Matassa, Romanissa 2004 Vin de Pays des Côtes Catalanes 17 Drink 2008-12
Sam Harrop MW is a New Zealander but he is UK-based and, with Tom Lubbe of South Africa, produces this fascinating schist-influenced blend of Grenache Noir with Carignan, Mourvèdre and Cabernet very close to Le Soula. £17.99 at Majestic in the UK or £14.99 if two bottles are bought.
Ch Méaume 2004 Bordeaux Rouge
The Johnson-Hills’ wine has been sold by Majestic in the UK since the beginning and this 2004 at £6.99 is great value – and arguably more refreshing than the low-acid, 14% 2005, which is yet to be released. www.chateaumeaume.com
Ch des Mille Anges 2005 Premières Côtes de Bordeaux
Rich and full of fruit yet with real personality. Very honestly made by the daughter of a Loire négociant in a renovated chai, with flavours that bloom in the glass. Impressively long. This would be a very good buy for 5.50 euros at the cellar door BUT is still not bottled because they haven’t managed to sell the 2003 yet. Tragic.
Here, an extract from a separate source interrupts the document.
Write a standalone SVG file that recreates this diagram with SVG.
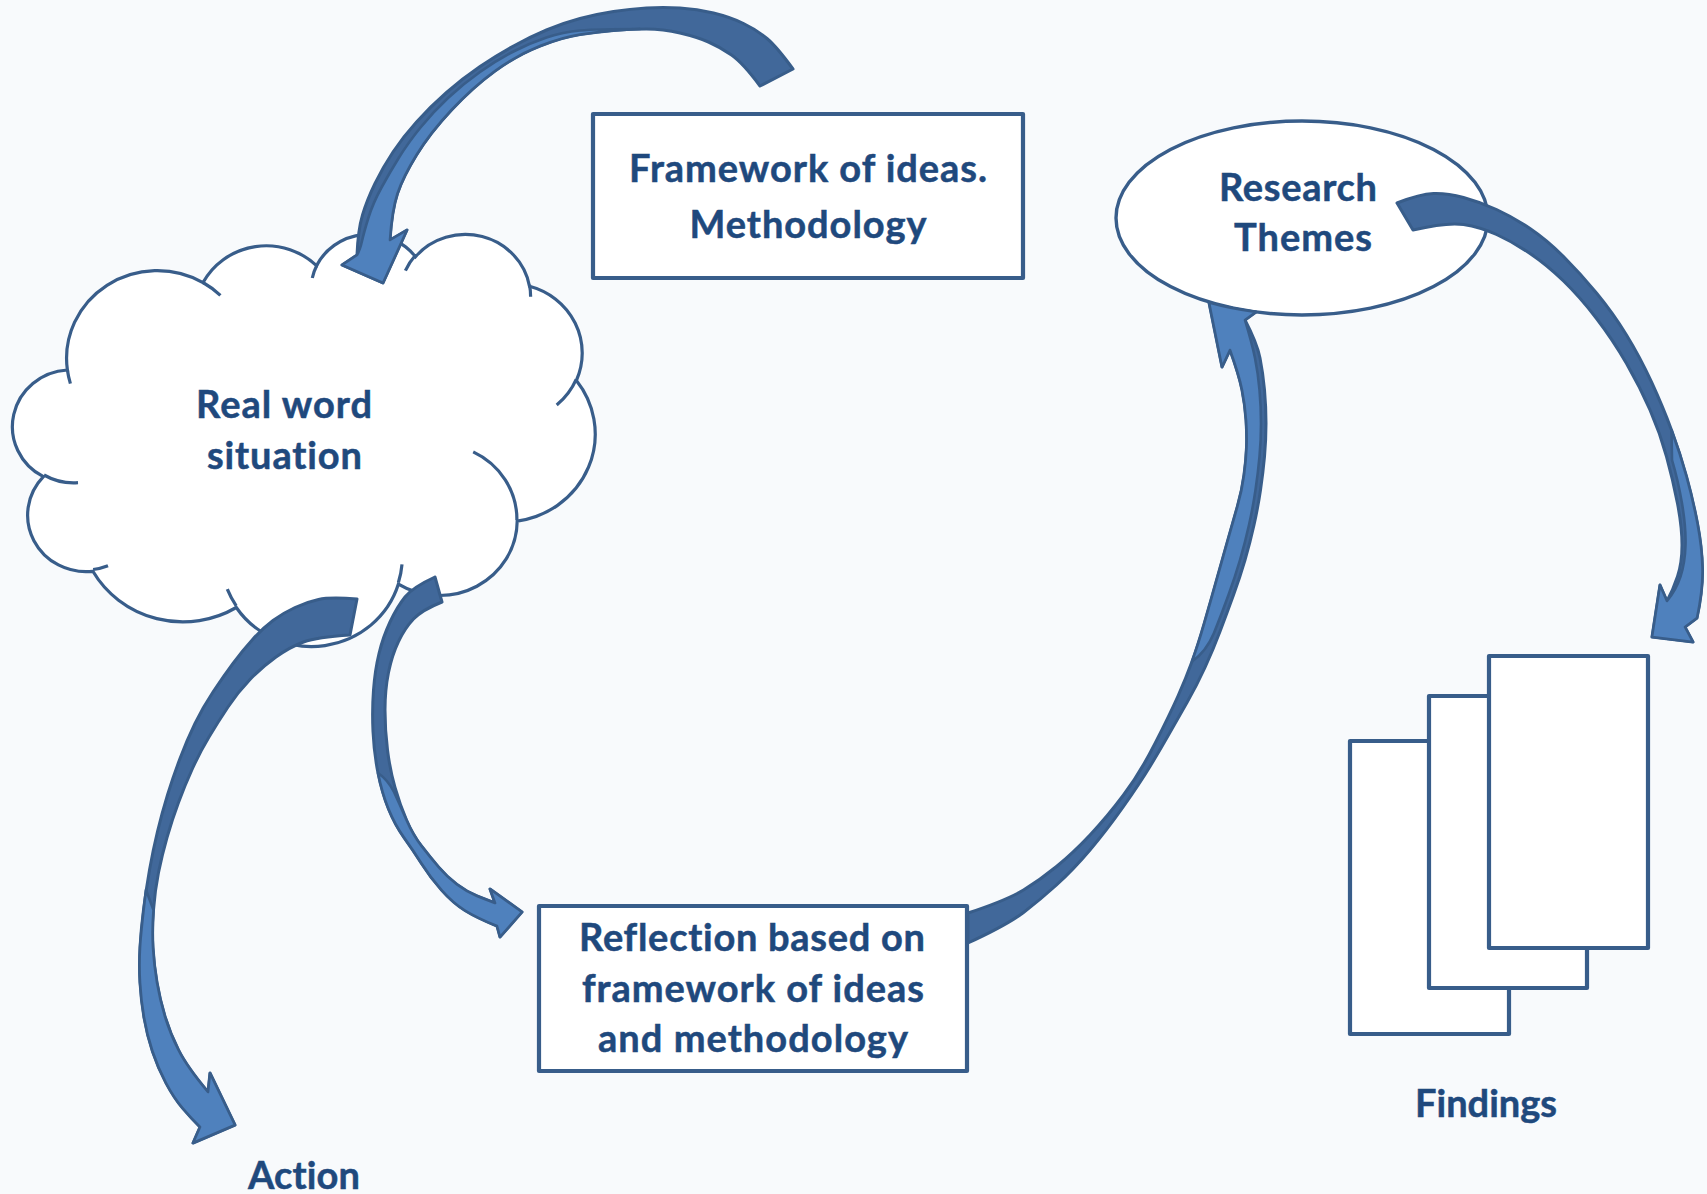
<svg xmlns="http://www.w3.org/2000/svg" width="1707" height="1194" viewBox="0 0 1707 1194">
<style>
.bg{fill:#F8FAFC}
.box{fill:#FFFFFF;stroke:#385D8A;stroke-width:4.2;stroke-linejoin:round}
.cloud{fill:#FFFFFF;stroke:#385D8A;stroke-width:3.2}
.cin{fill:none;stroke:#385D8A;stroke-width:3.2}
.ell{fill:#FFFFFF;stroke:#385D8A;stroke-width:3.4}
.ad{fill:#41689A;stroke:#385D8A;stroke-width:3;stroke-linejoin:round}
.al{fill:#4F81BD;stroke:#385D8A;stroke-width:2.6;stroke-linejoin:round}
.t{font-family:Lato,"Open Sans","Liberation Sans",sans-serif;font-weight:700;font-size:38px;fill:#1F497D;stroke:#1F497D;stroke-width:0.5;text-anchor:middle;font-variant-ligatures:none}
</style>
<rect class="bg" x="0" y="0" width="1707" height="1194"/>

<g id="real-word-situation">
<path class="cloud" d="M67.4,370.0 A90.67,87.65 0 0 1 203.0,282.6 A71.6,69.31 0 0 1 316.5,265.7 A58.6,56.7 0 0 1 415.5,256.7 A65.21,62.9 0 0 1 529.5,286.2 A71.6,69.36 0 0 1 576.4,380.5 A90.96,87.93 0 0 1 517.2,521.1 A77.67,75.03 0 0 1 398.4,584.1 A90.65,87.88 0 0 1 236.3,607.5 A103.65,100.55 0 0 1 92.9,571.3 A58.54,56.44 0 0 1 43.4,476.7 A58.34,56.7 0 0 1 67.4,370.0 Z"/>
<path class="cin" d="M78.0,482.7 A58.34,56.7 0 0 1 44.0,475.0 M108.0,565.8 A58.54,56.44 0 0 1 93.1,569.5 M236.2,605.8 A90.65,87.88 0 0 1 227.3,589.2 M402.0,564.4 A90.65,87.88 0 0 1 398.4,582.6 M473.2,451.9 A77.67,75.03 0 0 1 516.9,520.0 M576.2,379.4 A71.6,69.36 0 0 1 556.7,405.0 M529.5,284.7 A65.21,62.9 0 0 1 530.6,296.8 M405.4,270.7 A65.21,62.9 0 0 1 415.4,255.3 M312.3,278.0 A58.6,56.7 0 0 1 317.1,264.8 M203.0,282.5 A90.67,87.65 0 0 1 220.4,295.4 M70.4,383.6 A90.67,87.65 0 0 1 67.4,370.0"/>
<text class="t" x="284" y="418" textLength="176">Real word</text>
<text class="t" x="284.5" y="469" textLength="155">situation</text>
</g>

<g id="framework">
<rect class="box" x="593" y="114" width="430" height="164"/>
<text class="t" x="808" y="182" textLength="358">Framework of ideas.</text>
<text class="t" x="808" y="238" textLength="237">Methodology</text>
</g>

<g id="reflection">
<rect class="box" x="539" y="906" width="428" height="165"/>
<text class="t" x="752" y="951" textLength="346">Reflection based on</text>
<text class="t" x="753" y="1002" textLength="342">framework of ideas</text>
<text class="t" x="753" y="1052" textLength="310">and methodology</text>
</g>

<g id="research-themes">
<ellipse class="ell" cx="1302" cy="218" rx="186" ry="97"/>
<text class="t" x="1298" y="201" textLength="158">Research</text>
<text class="t" x="1303" y="251" textLength="138">Themes</text>
</g>

<g id="findings">
<rect class="box" x="1350" y="741" width="159" height="293"/>
<rect class="box" x="1429" y="696" width="158" height="292"/>
<rect class="box" x="1489" y="656" width="159" height="292"/>
<text class="t" x="1486" y="1117" textLength="142">Findings</text>
</g>

<g id="action">
<text class="t" x="304" y="1189" textLength="112">Action</text>
</g>

<g id="connectors">
<g id="arrow-framework-to-cloud">
<path class="ad" d="M793,69 Q777,47 767,38.5 Q757,30 743.5,23.5 Q730,17 713.5,13 Q697,9 680,8 Q663,7 646.5,8 Q630,9 613.5,11.5 Q597,14 580,18.5 Q563,23 546.5,30 Q530,37 513.5,46 Q497,55 480,66.5 Q463,78 446.5,92.5 Q430,107 416.5,122 Q403,137 393,152 Q383,167 375,183.5 Q367,200 362.5,215 Q358,230 357,255 L342,265 L383,283 L407,230 L390,240 Q392,210 397.5,193.5 Q403,177 416.5,155 Q430,133 451.5,110 Q473,87 495,71 Q517,55 540,46 Q563,37 580,34.5 Q597,32 613.5,30.5 Q630,29 646.5,29 Q663,29 680,33 Q697,37 708.5,42 Q720,47 731.5,55 Q743,63 760,86 Z"/>
<path class="al" d="M640,29 Q597,29 580,30.5 Q563,32 546.5,37.5 Q530,43 513.5,51.5 Q497,60 480,72 Q463,84 448,98 Q433,112 420.5,127.5 Q408,143 399,157.5 Q390,172 381.5,187.5 Q373,203 368.5,217.5 Q364,232 362,241 Q360,250 357,255 L342,265 L383,283 L407,230 L390,240 Q392,210 397.5,193.5 Q403,177 416.5,155 Q430,133 451.5,110 Q473,87 495,71 Q517,55 540,46 Q563,37 580,34.5 Q597,32 613.5,30.5 Z"/>
</g>
<g id="arrow-cloud-to-action">
<path class="ad" d="M357,599 Q330,597 318.5,599.5 Q307,602 295,607.5 Q283,613 273,620.5 Q263,628 253,639 Q243,650 233,663.5 Q223,677 213,692 Q203,707 195,723.5 Q187,740 180,758.5 Q173,777 167.5,795 Q162,813 157.5,831.5 Q153,850 149.5,870 Q146,890 143.5,910 Q141,930 140,947.5 Q139,965 140,982.5 Q141,1000 144,1017.5 Q147,1035 152.5,1051.5 Q158,1068 166,1083 Q174,1098 182.5,1108 Q191,1118 200,1127 L193,1143 L235,1125 L210,1073 L208,1092 Q187,1067 178.5,1050 Q170,1033 165,1016.5 Q160,1000 157,982.5 Q154,965 153,947.5 Q152,930 153.5,910 Q155,890 158.5,872.5 Q162,855 167,837.5 Q172,820 178.5,802.5 Q185,785 192.5,768.5 Q200,752 209,737 Q218,722 228,707 Q238,692 250,679.5 Q262,667 276,657 Q290,647 303.5,642 Q317,637 350,635 Z"/>
<path class="al" d="M146,890 Q141,930 140,947.5 Q139,965 140,982.5 Q141,1000 144,1017.5 Q147,1035 152.5,1051.5 Q158,1068 166,1083 Q174,1098 182.5,1108 Q191,1118 200,1127 L193,1143 L235,1125 L210,1073 L208,1092 Q187,1067 178.5,1050 Q170,1033 165,1016.5 Q160,1000 157,982.5 Q154,965 153,947.5 Q152,930 153.5,910 Z"/>
</g>
<g id="arrow-cloud-to-reflection">
<path class="ad" d="M435,577 Q413,587 405,597 Q397,607 390,622 Q383,637 379,653.5 Q375,670 373.5,690 Q372,710 373,731.5 Q374,753 378,773 Q382,793 388.5,809 Q395,825 404,837.5 Q413,850 421.5,863.5 Q430,877 441.5,890 Q453,903 465,910.5 Q477,918 497,926 L500,937 L522,912 L490,889 L495,903 Q487,900 477,896 Q467,892 457,884.5 Q447,877 438.5,867 Q430,857 421.5,846 Q413,835 406.5,820 Q400,805 395,787.5 Q390,770 387.5,750 Q385,730 385,710 Q385,690 388.5,672.5 Q392,655 398.5,641.5 Q405,628 413.5,619 Q422,610 442,602 Z"/>
<path class="al" d="M378,773 Q382,793 388.5,809 Q395,825 404,837.5 Q413,850 421.5,863.5 Q430,877 441.5,890 Q453,903 465,910.5 Q477,918 497,926 L500,937 L522,912 L490,889 L495,903 Q487,900 477,896 Q467,892 457,884.5 Q447,877 438.5,867 Q430,857 421.5,846 Q413,835 406.5,820 Q400,805 394,792 Q388,780 378,773 Z"/>
</g>
<g id="arrow-reflection-to-themes">
<path class="ad" d="M968,913 Q1007,900 1023.5,890 Q1040,880 1056.5,866.5 Q1073,853 1090,835 Q1107,817 1123.5,795 Q1140,773 1155,743.5 Q1170,714 1178,696 Q1186,678 1192,661.5 Q1198,645 1204.5,622.5 Q1211,600 1217,578.5 Q1223,557 1228,539.5 Q1233,522 1237.5,506 Q1242,490 1244,475 Q1246,460 1246.5,447.5 Q1247,435 1246,420 Q1245,405 1242,390 Q1239,375 1230,350 L1222,367 L1209,302.6 A186,97 0 0 0 1256,312 L1245,320 Q1257,343 1260,358 Q1263,373 1264.5,390 Q1266,407 1266,423.5 Q1266,440 1264.5,456.5 Q1263,473 1260.5,490 Q1258,507 1254,525 Q1250,543 1245,560 Q1240,577 1233.5,595 Q1227,613 1220,631.5 Q1213,650 1205,667.5 Q1197,685 1187,702.5 Q1177,720 1168.5,735 Q1160,750 1150,766.5 Q1140,783 1123.5,806.5 Q1107,830 1090,850 Q1073,870 1056.5,885 Q1040,900 1023.5,912.5 Q1007,925 968,943 Z"/>
<path class="al" d="M1192,661.5 Q1198,645 1204.5,622.5 Q1211,600 1217,578.5 Q1223,557 1228,539.5 Q1233,522 1237.5,506 Q1242,490 1244,475 Q1246,460 1246.5,447.5 Q1247,435 1246,420 Q1245,405 1242,390 Q1239,375 1230,350 L1222,367 L1209,302.6 A186,97 0 0 0 1256,312 L1245,320 Q1252,343 1255,358 Q1258,373 1259.5,390 Q1261,407 1261,423.5 Q1261,440 1259.5,456.5 Q1258,473 1255.5,490 Q1253,507 1249,525 Q1245,543 1240,560 Q1235,577 1228.5,595 Q1222,613 1214,633 Q1206,652 1192,661.5 Z"/>
</g>
<g id="arrow-themes-to-findings">
<path class="ad" d="M1397,203 Q1420,194 1433.5,193.5 Q1447,193 1463.5,197.5 Q1480,202 1496.5,209.5 Q1513,217 1530,228.5 Q1547,240 1563.5,256.5 Q1580,273 1596.5,293 Q1613,313 1626.5,335 Q1640,357 1651.5,382 Q1663,407 1671.5,430 Q1680,453 1686.5,476.5 Q1693,500 1697.5,523.5 Q1702,547 1702.5,568.5 Q1703,590 1697,618 L1685,627 L1693,642 L1652,637 L1660,585 L1667,601 Q1673,590 1677.5,576.5 Q1682,563 1682,545 Q1682,527 1677.5,503.5 Q1673,480 1666.5,456.5 Q1660,433 1650,410 Q1640,387 1626.5,363.5 Q1613,340 1596.5,318.5 Q1580,297 1563.5,281 Q1547,265 1530,253.5 Q1513,242 1496.5,234.5 Q1480,227 1463.5,224.5 Q1447,222 1413,230 Z"/>
<path class="al" d="M1671.5,430 Q1680,453 1686.5,476.5 Q1693,500 1697.5,523.5 Q1702,547 1702.5,568.5 Q1703,590 1697,618 L1685,627 L1693,642 L1652,637 L1660,585 L1667,601 Q1676,590 1680.5,576.5 Q1685,563 1685.5,545 Q1686,527 1682,503.5 Q1678,480 1672,460 Z"/>
</g>
</g>
</svg>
See www.milleanges.com
Dom de Mourchon, Tradition 2006 Côtes du Rhône-Villages Séguret
Unoaked but with fruit this concentrated, from a fine terroir north of Châteauneuf, does not need any make-up. Lots of fruit, juice and charm. The McKinlays’ winemaker has also made an impressive, massive Family Reserve 2006 that would give many a Châteauneuf a run for their money and the Loubié Rosé 2007 from a parcel of Cinsault is also super-fruity without being too obviously sweet. www.domainedemourchon.com
14 May - Jonathan Hesford of Trouillas, Roussillon writes:
It would be nice to see mention of British winemakers who actually work the vineyards and make the wines themselves, such as Domaine des Chandelles, Domaine de Pujol, Domaine St Croix, Domaine Saumarez, La Pertuisane, La Colline and us, Domaine Treloar.
It's hard work running a domaine and I guess I get frustrated to see those with ghost-winemakers getting all the publicity.